◆ Data segment
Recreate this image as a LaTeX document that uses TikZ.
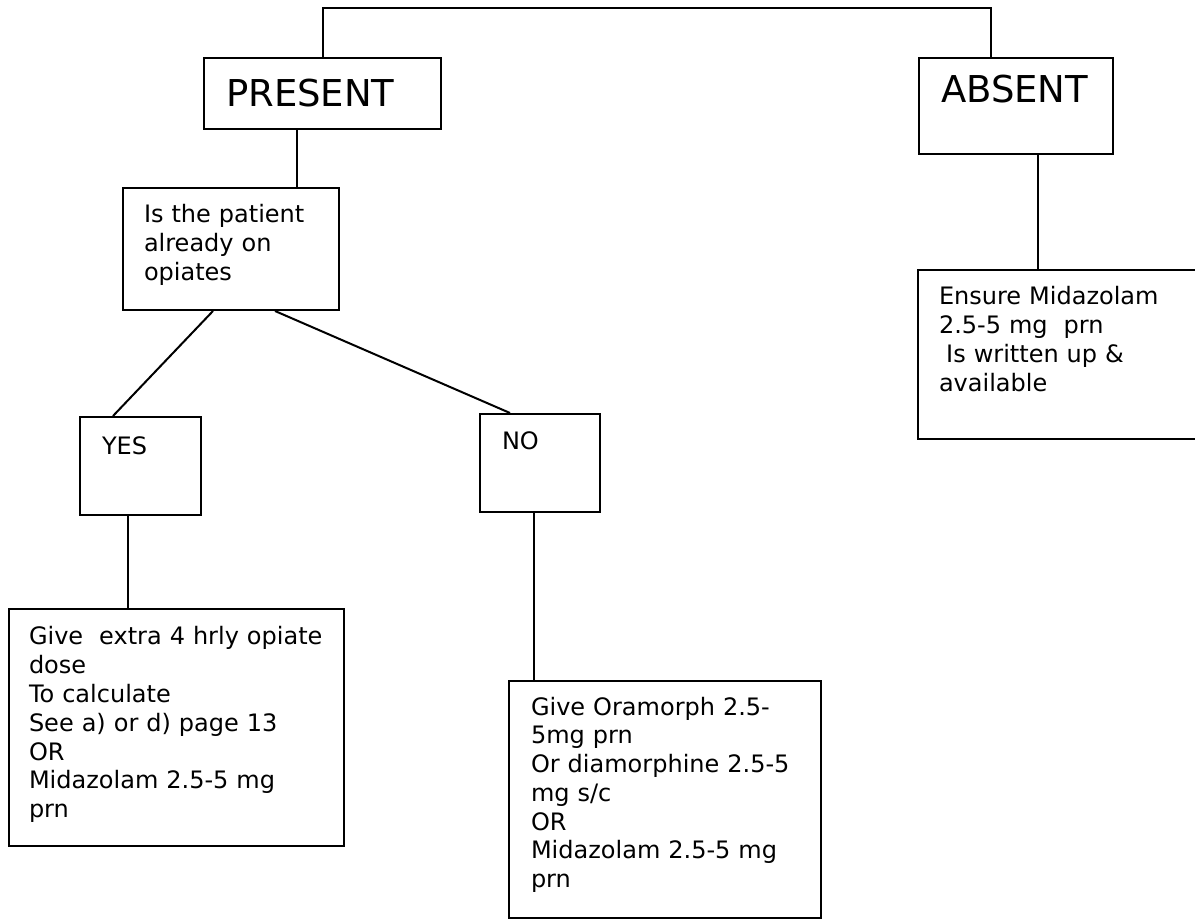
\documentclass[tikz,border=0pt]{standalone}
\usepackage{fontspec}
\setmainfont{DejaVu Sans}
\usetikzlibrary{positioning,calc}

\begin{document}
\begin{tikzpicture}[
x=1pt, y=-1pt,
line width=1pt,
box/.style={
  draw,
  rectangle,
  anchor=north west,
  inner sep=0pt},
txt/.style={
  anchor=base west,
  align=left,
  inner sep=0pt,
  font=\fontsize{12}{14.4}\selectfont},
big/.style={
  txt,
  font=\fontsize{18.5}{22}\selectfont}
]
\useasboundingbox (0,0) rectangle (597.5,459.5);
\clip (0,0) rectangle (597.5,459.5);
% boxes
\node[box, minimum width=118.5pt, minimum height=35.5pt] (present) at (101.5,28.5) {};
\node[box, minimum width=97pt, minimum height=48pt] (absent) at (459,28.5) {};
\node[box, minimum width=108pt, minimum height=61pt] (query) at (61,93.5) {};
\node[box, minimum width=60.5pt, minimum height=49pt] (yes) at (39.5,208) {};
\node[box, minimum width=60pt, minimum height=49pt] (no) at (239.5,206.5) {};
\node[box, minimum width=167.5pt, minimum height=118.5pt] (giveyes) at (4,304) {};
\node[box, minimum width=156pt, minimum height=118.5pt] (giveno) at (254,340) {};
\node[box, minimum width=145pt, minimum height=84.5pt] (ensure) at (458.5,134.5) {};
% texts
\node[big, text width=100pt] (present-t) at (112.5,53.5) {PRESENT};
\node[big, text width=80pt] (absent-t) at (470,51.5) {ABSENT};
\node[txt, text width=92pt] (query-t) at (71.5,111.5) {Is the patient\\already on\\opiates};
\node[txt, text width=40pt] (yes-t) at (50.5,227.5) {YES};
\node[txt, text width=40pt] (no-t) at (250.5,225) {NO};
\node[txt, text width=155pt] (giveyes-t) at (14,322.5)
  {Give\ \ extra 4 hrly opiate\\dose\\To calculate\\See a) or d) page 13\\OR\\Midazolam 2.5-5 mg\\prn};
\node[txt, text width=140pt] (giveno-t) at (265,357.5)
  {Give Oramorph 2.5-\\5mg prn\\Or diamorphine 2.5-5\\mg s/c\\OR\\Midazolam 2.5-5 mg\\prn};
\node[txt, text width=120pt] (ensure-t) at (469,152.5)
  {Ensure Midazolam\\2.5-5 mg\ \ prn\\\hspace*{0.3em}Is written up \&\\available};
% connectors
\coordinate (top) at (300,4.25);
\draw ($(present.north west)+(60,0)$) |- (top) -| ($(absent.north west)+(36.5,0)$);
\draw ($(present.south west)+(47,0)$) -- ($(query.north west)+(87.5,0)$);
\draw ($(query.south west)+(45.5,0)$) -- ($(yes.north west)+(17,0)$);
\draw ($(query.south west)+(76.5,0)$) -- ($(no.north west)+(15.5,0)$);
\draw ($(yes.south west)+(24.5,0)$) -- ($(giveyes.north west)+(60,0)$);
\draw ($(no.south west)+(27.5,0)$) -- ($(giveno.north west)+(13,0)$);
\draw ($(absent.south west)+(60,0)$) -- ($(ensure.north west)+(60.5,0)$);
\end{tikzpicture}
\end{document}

◆ The exercise
Output the material word for word, omitting its pictures.

◆ Response to this task
Recreate this image as a LaTeX document that uses TikZ.
\documentclass[tikz,border=0pt]{standalone}
\usepackage{fontspec}
\setmainfont{DejaVu Sans}
\usetikzlibrary{positioning,calc}

\begin{document}
\begin{tikzpicture}[
x=1pt, y=-1pt,
line width=1pt,
box/.style={
  draw,
  rectangle,
  anchor=north west,
  inner sep=0pt},
txt/.style={
  anchor=base west,
  align=left,
  inner sep=0pt,
  font=\fontsize{12}{14.4}\selectfont},
big/.style={
  txt,
  font=\fontsize{18.5}{22}\selectfont}
]
\useasboundingbox (0,0) rectangle (597.5,459.5);
\clip (0,0) rectangle (597.5,459.5);
% boxes
\node[box, minimum width=118.5pt, minimum height=35.5pt] (present) at (101.5,28.5) {};
\node[box, minimum width=97pt, minimum height=48pt] (absent) at (459,28.5) {};
\node[box, minimum width=108pt, minimum height=61pt] (query) at (61,93.5) {};
\node[box, minimum width=60.5pt, minimum height=49pt] (yes) at (39.5,208) {};
\node[box, minimum width=60pt, minimum height=49pt] (no) at (239.5,206.5) {};
\node[box, minimum width=167.5pt, minimum height=118.5pt] (giveyes) at (4,304) {};
\node[box, minimum width=156pt, minimum height=118.5pt] (giveno) at (254,340) {};
\node[box, minimum width=145pt, minimum height=84.5pt] (ensure) at (458.5,134.5) {};
% texts
\node[big, text width=100pt] (present-t) at (112.5,53.5) {PRESENT};
\node[big, text width=80pt] (absent-t) at (470,51.5) {ABSENT};
\node[txt, text width=92pt] (query-t) at (71.5,111.5) {Is the patient\\already on\\opiates};
\node[txt, text width=40pt] (yes-t) at (50.5,227.5) {YES};
\node[txt, text width=40pt] (no-t) at (250.5,225) {NO};
\node[txt, text width=155pt] (giveyes-t) at (14,322.5)
  {Give\ \ extra 4 hrly opiate\\dose\\To calculate\\See a) or d) page 13\\OR\\Midazolam 2.5-5 mg\\prn};
\node[txt, text width=140pt] (giveno-t) at (265,357.5)
  {Give Oramorph 2.5-\\5mg prn\\Or diamorphine 2.5-5\\mg s/c\\OR\\Midazolam 2.5-5 mg\\prn};
\node[txt, text width=120pt] (ensure-t) at (469,152.5)
  {Ensure Midazolam\\2.5-5 mg\ \ prn\\\hspace*{0.3em}Is written up \&\\available};
% connectors
\coordinate (top) at (300,4.25);
\draw ($(present.north west)+(60,0)$) |- (top) -| ($(absent.north west)+(36.5,0)$);
\draw ($(present.south west)+(47,0)$) -- ($(query.north west)+(87.5,0)$);
\draw ($(query.south west)+(45.5,0)$) -- ($(yes.north west)+(17,0)$);
\draw ($(query.south west)+(76.5,0)$) -- ($(no.north west)+(15.5,0)$);
\draw ($(yes.south west)+(24.5,0)$) -- ($(giveyes.north west)+(60,0)$);
\draw ($(no.south west)+(27.5,0)$) -- ($(giveno.north west)+(13,0)$);
\draw ($(absent.south west)+(60,0)$) -- ($(ensure.north west)+(60.5,0)$);
\end{tikzpicture}
\end{document}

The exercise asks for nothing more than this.